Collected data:
********
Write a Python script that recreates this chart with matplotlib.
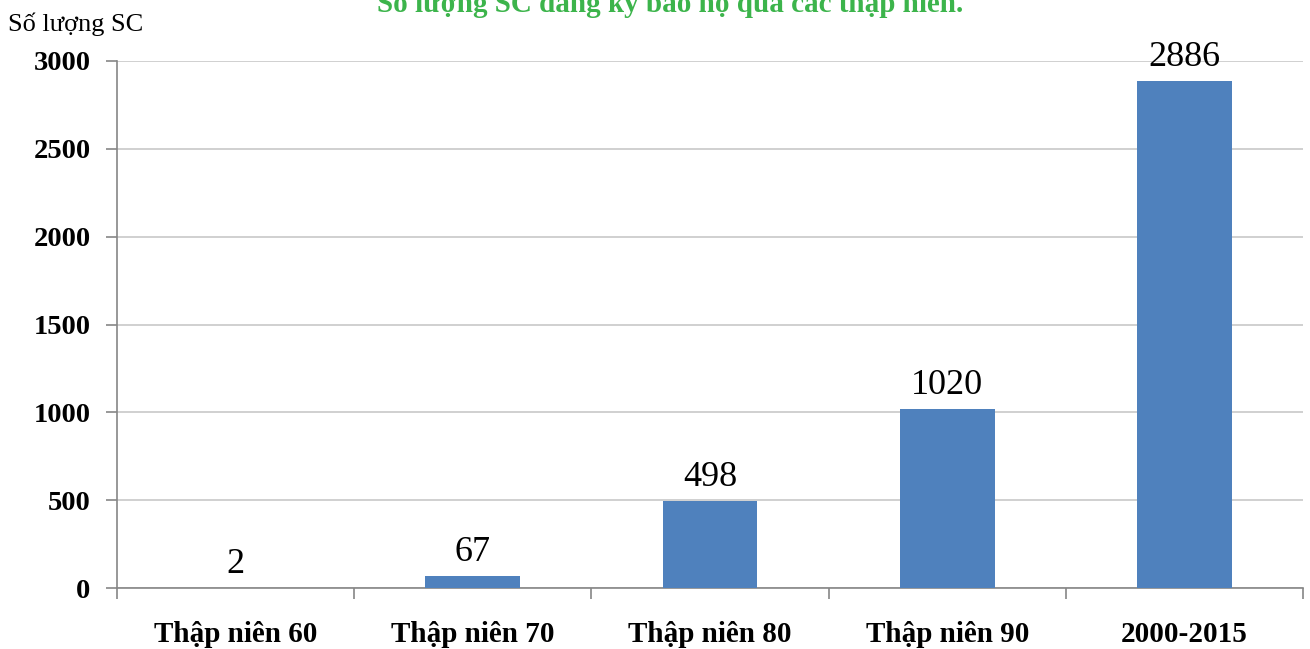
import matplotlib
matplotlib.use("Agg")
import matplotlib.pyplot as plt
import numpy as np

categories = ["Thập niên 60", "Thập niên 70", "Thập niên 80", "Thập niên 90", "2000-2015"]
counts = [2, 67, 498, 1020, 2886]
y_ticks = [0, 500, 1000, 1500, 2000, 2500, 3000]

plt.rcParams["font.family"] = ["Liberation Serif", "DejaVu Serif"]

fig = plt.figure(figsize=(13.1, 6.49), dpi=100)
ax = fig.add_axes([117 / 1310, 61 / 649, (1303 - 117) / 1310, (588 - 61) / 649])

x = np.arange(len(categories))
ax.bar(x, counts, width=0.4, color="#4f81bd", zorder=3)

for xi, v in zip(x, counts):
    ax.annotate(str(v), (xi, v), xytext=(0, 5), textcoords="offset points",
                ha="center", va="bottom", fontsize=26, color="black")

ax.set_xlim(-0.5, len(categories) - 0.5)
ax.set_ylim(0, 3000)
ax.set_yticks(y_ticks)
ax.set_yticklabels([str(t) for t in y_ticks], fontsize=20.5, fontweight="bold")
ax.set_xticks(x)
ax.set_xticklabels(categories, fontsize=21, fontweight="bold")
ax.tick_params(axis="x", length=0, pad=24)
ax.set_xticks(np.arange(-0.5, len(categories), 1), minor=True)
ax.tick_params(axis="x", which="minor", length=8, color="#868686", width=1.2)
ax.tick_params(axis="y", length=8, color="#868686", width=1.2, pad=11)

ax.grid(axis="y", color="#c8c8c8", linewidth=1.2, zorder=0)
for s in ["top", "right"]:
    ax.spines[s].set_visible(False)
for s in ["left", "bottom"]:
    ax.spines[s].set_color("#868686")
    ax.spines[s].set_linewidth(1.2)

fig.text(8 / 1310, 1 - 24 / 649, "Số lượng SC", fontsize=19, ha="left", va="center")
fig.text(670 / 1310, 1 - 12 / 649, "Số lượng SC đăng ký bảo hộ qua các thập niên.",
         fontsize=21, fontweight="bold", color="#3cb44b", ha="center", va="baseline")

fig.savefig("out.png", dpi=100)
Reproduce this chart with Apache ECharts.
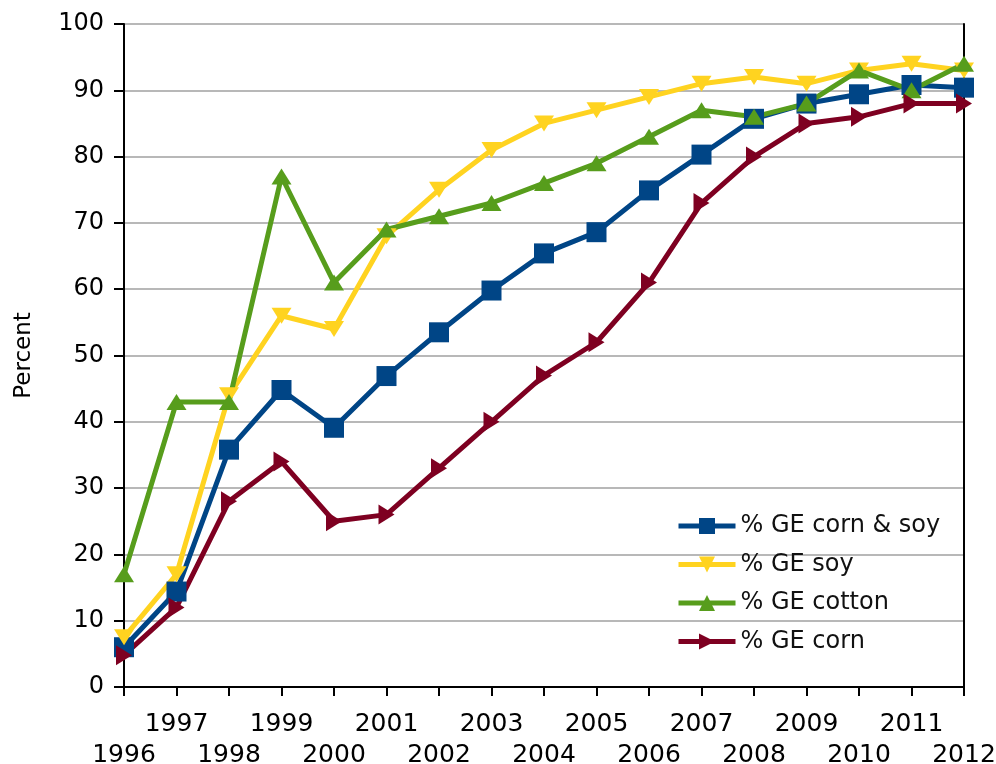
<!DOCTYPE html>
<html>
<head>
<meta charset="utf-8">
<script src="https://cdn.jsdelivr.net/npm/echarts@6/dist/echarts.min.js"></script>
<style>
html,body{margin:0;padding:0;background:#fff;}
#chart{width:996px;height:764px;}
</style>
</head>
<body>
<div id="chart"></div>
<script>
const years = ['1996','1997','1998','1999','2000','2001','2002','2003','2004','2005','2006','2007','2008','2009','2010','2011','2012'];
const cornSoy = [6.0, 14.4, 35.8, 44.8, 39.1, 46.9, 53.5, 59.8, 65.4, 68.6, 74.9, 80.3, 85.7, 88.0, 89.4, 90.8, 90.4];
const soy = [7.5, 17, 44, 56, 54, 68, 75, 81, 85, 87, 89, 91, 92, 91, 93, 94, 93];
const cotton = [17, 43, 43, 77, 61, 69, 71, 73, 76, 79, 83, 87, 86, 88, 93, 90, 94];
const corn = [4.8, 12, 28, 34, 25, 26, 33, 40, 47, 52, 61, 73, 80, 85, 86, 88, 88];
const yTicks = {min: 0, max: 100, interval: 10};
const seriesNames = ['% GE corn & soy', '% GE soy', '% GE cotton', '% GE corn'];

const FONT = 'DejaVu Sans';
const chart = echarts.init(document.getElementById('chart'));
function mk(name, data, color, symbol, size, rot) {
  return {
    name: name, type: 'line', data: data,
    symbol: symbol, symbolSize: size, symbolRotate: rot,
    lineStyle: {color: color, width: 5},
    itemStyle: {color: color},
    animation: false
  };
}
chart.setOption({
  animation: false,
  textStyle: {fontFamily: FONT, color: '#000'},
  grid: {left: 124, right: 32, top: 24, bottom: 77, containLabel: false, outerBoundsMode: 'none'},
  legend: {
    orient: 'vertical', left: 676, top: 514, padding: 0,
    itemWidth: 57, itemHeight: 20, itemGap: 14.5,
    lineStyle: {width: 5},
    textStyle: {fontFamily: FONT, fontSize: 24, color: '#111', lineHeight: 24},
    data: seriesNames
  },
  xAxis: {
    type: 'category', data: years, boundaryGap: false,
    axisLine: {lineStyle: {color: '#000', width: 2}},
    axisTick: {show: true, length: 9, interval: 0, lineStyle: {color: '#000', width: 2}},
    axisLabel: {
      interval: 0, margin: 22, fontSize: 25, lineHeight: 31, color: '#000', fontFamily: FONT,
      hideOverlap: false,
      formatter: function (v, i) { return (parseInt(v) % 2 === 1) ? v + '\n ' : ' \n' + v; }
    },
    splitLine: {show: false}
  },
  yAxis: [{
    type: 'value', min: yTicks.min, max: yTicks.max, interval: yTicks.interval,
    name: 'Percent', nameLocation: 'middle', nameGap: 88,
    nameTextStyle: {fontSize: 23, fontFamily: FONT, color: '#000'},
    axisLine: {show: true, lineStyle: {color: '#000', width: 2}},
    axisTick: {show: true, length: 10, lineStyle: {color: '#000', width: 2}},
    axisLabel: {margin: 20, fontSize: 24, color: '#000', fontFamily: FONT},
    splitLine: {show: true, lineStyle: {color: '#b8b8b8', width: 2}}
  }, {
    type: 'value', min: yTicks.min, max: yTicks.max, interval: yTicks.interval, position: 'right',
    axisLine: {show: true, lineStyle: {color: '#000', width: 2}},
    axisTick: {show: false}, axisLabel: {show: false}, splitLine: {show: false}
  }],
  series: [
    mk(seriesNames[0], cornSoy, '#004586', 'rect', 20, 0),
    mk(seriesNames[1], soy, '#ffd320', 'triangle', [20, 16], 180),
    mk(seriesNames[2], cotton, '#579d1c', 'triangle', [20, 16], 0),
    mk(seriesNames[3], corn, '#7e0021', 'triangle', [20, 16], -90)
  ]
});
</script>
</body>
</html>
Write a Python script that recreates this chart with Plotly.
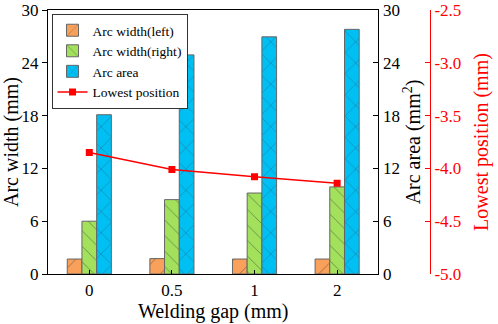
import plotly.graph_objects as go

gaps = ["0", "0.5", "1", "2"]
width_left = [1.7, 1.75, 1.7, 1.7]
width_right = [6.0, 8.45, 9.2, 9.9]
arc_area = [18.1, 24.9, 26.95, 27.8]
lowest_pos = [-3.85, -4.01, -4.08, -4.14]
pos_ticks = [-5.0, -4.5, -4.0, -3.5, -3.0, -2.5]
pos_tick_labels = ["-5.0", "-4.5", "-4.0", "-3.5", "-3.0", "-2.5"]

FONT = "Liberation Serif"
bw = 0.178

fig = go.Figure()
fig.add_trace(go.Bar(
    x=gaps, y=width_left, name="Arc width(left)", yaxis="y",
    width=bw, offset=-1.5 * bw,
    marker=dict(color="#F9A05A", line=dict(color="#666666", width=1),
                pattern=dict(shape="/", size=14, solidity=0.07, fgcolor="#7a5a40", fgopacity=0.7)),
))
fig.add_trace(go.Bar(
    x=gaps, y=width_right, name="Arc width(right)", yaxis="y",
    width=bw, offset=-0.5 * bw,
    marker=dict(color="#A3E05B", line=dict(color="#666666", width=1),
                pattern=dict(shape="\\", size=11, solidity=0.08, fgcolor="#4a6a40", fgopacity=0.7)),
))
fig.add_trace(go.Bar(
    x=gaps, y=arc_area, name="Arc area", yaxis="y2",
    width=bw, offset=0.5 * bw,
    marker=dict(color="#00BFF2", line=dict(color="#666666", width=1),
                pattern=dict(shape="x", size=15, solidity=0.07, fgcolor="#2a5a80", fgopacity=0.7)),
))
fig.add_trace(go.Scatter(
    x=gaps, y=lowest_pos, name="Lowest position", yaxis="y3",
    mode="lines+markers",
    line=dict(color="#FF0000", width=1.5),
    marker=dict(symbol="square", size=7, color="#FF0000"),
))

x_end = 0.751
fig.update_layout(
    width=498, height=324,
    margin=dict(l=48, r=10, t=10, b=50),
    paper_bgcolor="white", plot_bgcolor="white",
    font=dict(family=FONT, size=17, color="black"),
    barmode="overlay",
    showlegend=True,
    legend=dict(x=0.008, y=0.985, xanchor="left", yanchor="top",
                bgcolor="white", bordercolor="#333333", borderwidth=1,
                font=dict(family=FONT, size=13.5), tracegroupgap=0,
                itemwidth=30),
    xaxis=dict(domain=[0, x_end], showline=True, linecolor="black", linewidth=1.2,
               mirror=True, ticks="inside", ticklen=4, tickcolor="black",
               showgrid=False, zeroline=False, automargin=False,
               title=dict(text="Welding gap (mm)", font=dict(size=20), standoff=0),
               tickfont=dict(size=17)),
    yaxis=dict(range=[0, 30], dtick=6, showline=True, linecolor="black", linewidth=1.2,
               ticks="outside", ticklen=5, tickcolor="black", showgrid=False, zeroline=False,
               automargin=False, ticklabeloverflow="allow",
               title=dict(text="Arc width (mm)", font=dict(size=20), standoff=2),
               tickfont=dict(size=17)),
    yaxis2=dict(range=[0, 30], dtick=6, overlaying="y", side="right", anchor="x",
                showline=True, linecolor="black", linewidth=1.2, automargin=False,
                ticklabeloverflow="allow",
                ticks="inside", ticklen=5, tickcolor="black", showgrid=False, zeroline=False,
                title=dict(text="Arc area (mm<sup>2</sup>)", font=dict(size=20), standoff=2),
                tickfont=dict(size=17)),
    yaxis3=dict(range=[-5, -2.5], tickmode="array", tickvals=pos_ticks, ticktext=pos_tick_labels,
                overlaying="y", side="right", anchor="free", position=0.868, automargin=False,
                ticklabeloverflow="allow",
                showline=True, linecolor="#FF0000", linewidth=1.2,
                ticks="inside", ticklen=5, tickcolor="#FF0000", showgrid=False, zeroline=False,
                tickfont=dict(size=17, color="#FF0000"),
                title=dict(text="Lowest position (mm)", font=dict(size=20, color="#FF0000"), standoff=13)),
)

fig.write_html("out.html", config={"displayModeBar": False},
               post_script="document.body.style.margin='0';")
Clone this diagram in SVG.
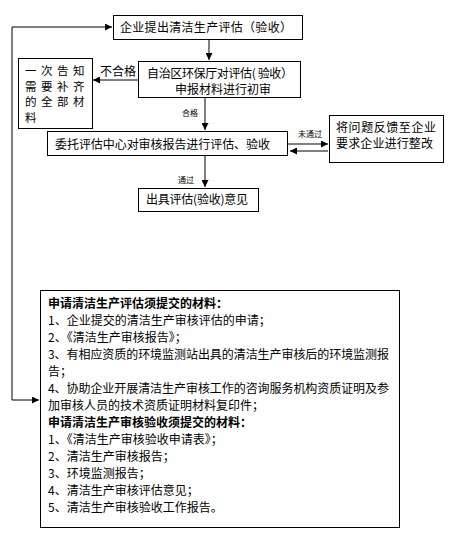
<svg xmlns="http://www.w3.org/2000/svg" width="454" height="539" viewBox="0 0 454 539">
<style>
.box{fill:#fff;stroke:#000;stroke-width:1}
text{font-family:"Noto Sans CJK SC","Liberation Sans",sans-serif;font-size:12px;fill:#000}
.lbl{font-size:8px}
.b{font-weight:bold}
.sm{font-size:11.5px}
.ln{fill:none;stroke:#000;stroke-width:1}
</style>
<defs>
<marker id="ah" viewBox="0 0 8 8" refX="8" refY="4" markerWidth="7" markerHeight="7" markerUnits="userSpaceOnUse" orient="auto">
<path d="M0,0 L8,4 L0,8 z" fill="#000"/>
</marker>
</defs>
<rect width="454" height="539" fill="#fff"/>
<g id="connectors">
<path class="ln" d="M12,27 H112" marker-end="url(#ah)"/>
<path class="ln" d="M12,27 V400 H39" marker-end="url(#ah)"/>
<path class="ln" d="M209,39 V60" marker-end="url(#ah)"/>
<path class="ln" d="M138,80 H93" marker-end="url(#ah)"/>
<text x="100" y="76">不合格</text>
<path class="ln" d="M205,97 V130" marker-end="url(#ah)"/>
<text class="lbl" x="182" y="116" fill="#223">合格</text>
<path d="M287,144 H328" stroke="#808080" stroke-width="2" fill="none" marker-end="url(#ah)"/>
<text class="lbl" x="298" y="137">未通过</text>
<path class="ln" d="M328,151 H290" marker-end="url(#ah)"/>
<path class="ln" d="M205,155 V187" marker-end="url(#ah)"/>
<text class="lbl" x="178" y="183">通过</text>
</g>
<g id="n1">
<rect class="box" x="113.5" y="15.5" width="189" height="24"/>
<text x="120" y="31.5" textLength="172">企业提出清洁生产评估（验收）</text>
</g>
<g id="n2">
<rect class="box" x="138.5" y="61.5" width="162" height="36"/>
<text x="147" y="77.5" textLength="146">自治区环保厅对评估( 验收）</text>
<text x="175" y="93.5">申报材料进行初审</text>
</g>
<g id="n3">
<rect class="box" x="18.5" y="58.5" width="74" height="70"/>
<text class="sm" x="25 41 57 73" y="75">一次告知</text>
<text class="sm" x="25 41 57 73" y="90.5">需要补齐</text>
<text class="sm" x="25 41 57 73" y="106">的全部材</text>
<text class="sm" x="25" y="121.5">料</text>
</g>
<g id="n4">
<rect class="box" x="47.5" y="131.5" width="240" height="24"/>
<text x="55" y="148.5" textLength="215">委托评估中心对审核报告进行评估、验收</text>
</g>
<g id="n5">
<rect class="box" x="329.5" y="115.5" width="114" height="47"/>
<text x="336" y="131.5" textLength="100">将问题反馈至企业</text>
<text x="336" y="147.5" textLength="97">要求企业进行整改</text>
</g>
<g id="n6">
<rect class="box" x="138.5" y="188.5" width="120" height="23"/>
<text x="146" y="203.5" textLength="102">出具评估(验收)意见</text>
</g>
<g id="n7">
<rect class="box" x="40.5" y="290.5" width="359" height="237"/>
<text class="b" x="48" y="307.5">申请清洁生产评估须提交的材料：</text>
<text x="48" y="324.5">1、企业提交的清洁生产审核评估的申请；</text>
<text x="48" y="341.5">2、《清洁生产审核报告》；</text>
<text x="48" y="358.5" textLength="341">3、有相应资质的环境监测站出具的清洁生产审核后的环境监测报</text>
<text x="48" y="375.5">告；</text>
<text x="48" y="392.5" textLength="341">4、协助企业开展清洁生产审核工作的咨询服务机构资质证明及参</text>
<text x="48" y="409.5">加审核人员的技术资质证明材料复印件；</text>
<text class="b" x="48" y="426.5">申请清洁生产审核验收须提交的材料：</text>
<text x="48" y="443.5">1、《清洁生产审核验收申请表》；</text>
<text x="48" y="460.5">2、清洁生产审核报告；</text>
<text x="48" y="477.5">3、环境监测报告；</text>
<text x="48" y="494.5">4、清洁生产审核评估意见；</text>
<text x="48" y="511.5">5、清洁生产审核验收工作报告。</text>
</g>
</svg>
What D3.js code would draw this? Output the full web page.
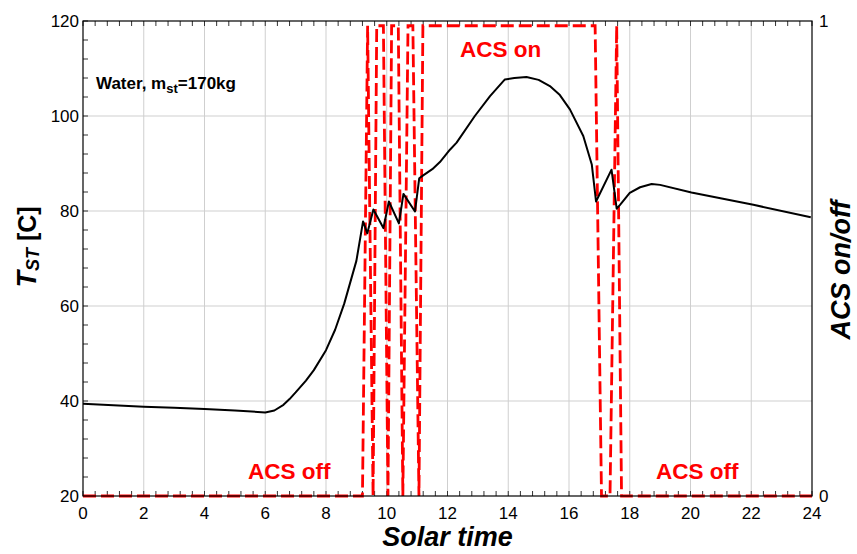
********
Description of the task: Give back exactly the lines from the first line of the data through the line with "ax.spines[s].set_linewidth(1.2)", pictures excluded.

Exercise response:
Write a Python script that recreates this chart with matplotlib.
import matplotlib
matplotlib.use("Agg")
import matplotlib.pyplot as plt
import numpy as np

categories = ["Thập niên 60", "Thập niên 70", "Thập niên 80", "Thập niên 90", "2000-2015"]
counts = [2, 67, 498, 1020, 2886]
y_ticks = [0, 500, 1000, 1500, 2000, 2500, 3000]

plt.rcParams["font.family"] = ["Liberation Serif", "DejaVu Serif"]

fig = plt.figure(figsize=(13.1, 6.49), dpi=100)
ax = fig.add_axes([117 / 1310, 61 / 649, (1303 - 117) / 1310, (588 - 61) / 649])

x = np.arange(len(categories))
ax.bar(x, counts, width=0.4, color="#4f81bd", zorder=3)

for xi, v in zip(x, counts):
    ax.annotate(str(v), (xi, v), xytext=(0, 5), textcoords="offset points",
                ha="center", va="bottom", fontsize=26, color="black")

ax.set_xlim(-0.5, len(categories) - 0.5)
ax.set_ylim(0, 3000)
ax.set_yticks(y_ticks)
ax.set_yticklabels([str(t) for t in y_ticks], fontsize=20.5, fontweight="bold")
ax.set_xticks(x)
ax.set_xticklabels(categories, fontsize=21, fontweight="bold")
ax.tick_params(axis="x", length=0, pad=24)
ax.set_xticks(np.arange(-0.5, len(categories), 1), minor=True)
ax.tick_params(axis="x", which="minor", length=8, color="#868686", width=1.2)
ax.tick_params(axis="y", length=8, color="#868686", width=1.2, pad=11)

ax.grid(axis="y", color="#c8c8c8", linewidth=1.2, zorder=0)
for s in ["top", "right"]:
    ax.spines[s].set_visible(False)
for s in ["left", "bottom"]:
    ax.spines[s].set_color("#868686")
    ax.spines[s].set_linewidth(1.2)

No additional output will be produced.